When there are only one or two of the larger ships left, you are safe to destroy the Space Station if you like.

TIE Scout (TIE/sr Starfighter)

  • Every fleet should have one of these as soon as they are available. The first squadron does not count toward the 20 unit total.
  • When using the Sensor Ping, you can only click on empty space. When the crosshair is yellow with a big "X" over it, it means you are hovering your mouse over some sort of unit -- either fighters, a larger ship, or a star base.
  • Because it can safely use the Sensor Ping from anywhere on the battle map to see any other location, you can accurately determine what the enemy has fielded, and retreat from battle if necessary before any combat has taken place.

Interdictor Cruiser (Immobilizer 418 Cruiser)

In the Imperial Campaign, these are generally useful only for the specific missions in which you are basically told you need one. Their Missile Jamming ability was of dubious use in my experience. Like the Gravity Well generator, the Interdictor cannot move while using it. Also, even with reduced accuracy, missiles explode and the blast radius is good enough: It can still take out flights of fighters or hurt small ships nearby, and larger ships can't evade barrages anyway unless they start moving while the missile volley is far away.

Imperial Star Destroyer (Imperial I-Class Star Destroyer)

They can only be built at Fondor, Kuat, Mon Calamari, or Sullust, so take Emperor Palpatine on tour and queue 5 at a time.
Basically bigger Victory Star Destroyers. At 4 points each, you will have to reconfigure your fleets. Having at least two Broadsides is still a fairly good deal as they allow you to stand off and make the enemy come to you, so a configuration might be 1 Fleet Commander, 2 Broadsides, 1 Victory Star Destroyer, and 3 Imperial Star Destroyers, plus 1 TIE Scout (the first of which does not count toward the 20 points in a space battle unless you bring it in as a Reinforcement).
You could also instead have 3 Broadside Cruisers and 3 Imperial Star Destroyers.
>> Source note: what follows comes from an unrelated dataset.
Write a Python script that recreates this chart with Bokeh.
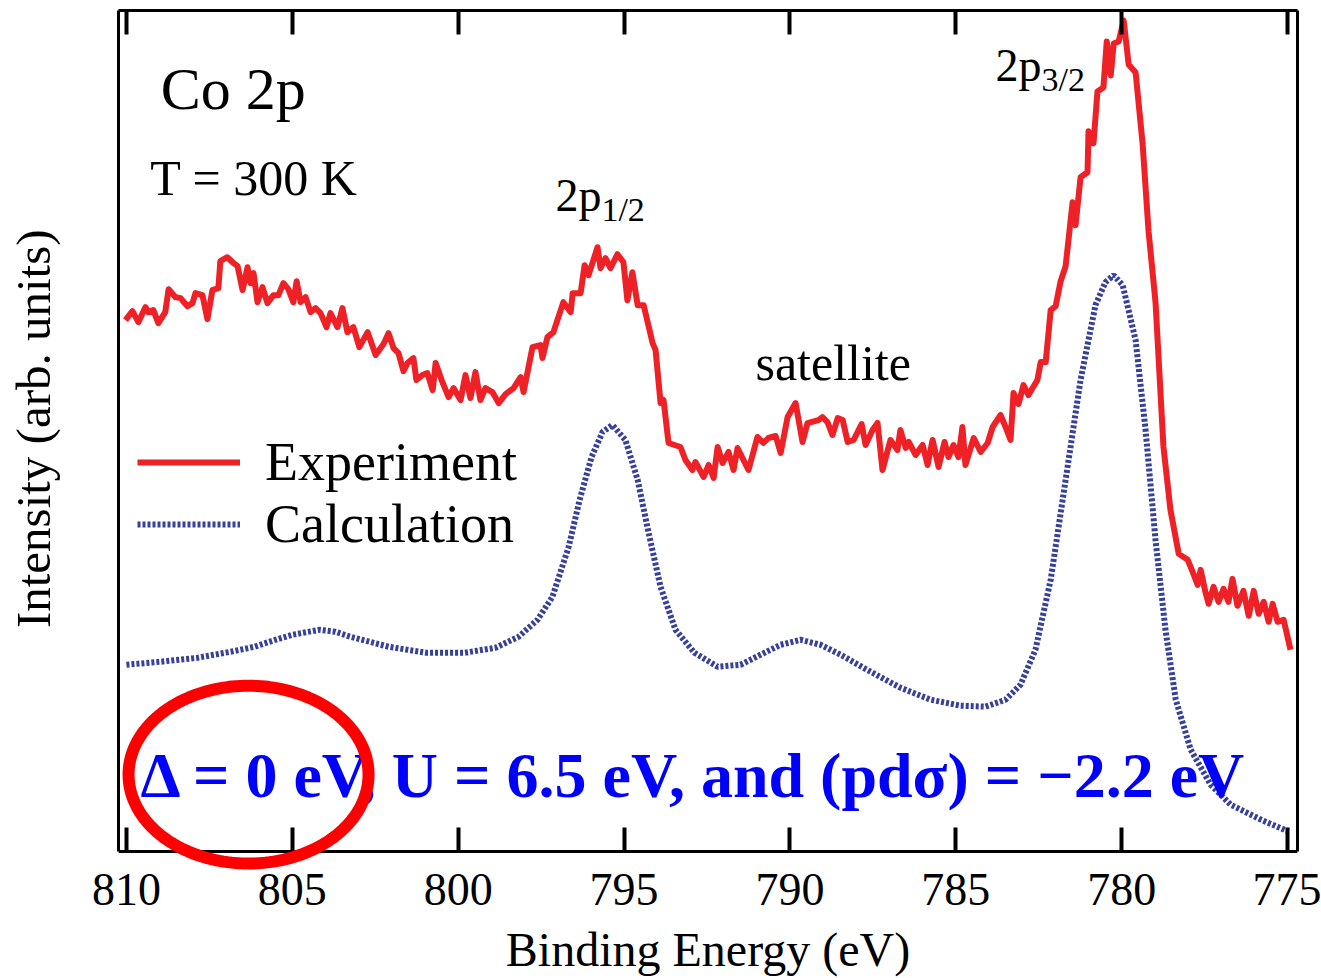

The Tractor Beam is useful when you have supporting units, as it basically prevents a small ship from fleeing. This means you can hold a ship still while Broadsides or other ships bombard it with greater accuracy since it's not moving and can't dodge fire.
The Tractor Beam also slowly pulls the ship closer, which can mean bringing it closer to your fleet, but it will also mean that eventually it is pulled above your ship, and the weapons on the Star Destroyer's bow can't fire on it.
In our games, we found that using the tractor beam on any Corellian Corvette caused some sort of game error, possibly resulting in an infinite calculation loop because the game started to slow down to a stutter, and savegames were corrupted.

Fleet Commander

A single Fleet Commander is recommended for any fleet for the increased visual range and increased vehicle health. You can have any number in a fleet and only the first one counts toward the unit cap of 20, but they will all sit in the same ship. The Fleet Commander sits in the biggest ship you have (including the Death Star, although that is a piece of the background and cannot be interacted with).

Death Star

In the Imperial Campaign, the Death Star exists on the map as part of the background and cannot be interacted with. It counts as 15 points toward the 20 point engagement limit, but comes with a garrison of 2 Tartans and 2 Victory Star Destroyers.
Whenever you enter space combat with the Death Star, you have 80 seconds before you can fire it and destroy the planet. Doing so does not destroy the enemy fleet, and once you have destroyed the planet, you cannot Retreat from battle.

In the Rebellion Campaign, after Mission 11 the Death Star destroys Alderaan, and then will usually head to either Coruscant (if you have taken it) or possibly Kuat. Unless it goes to Yavin IV (where the critical Death Star-defeating heroes are located), you will have to somehow defeat the Death Star's garrison (and escort, if any) within 80 seconds to save a planet. This is practically impossible because even if you destroy all cruisers and frigates, it could take you longer than that to destroy the TIE fighters buzzing around.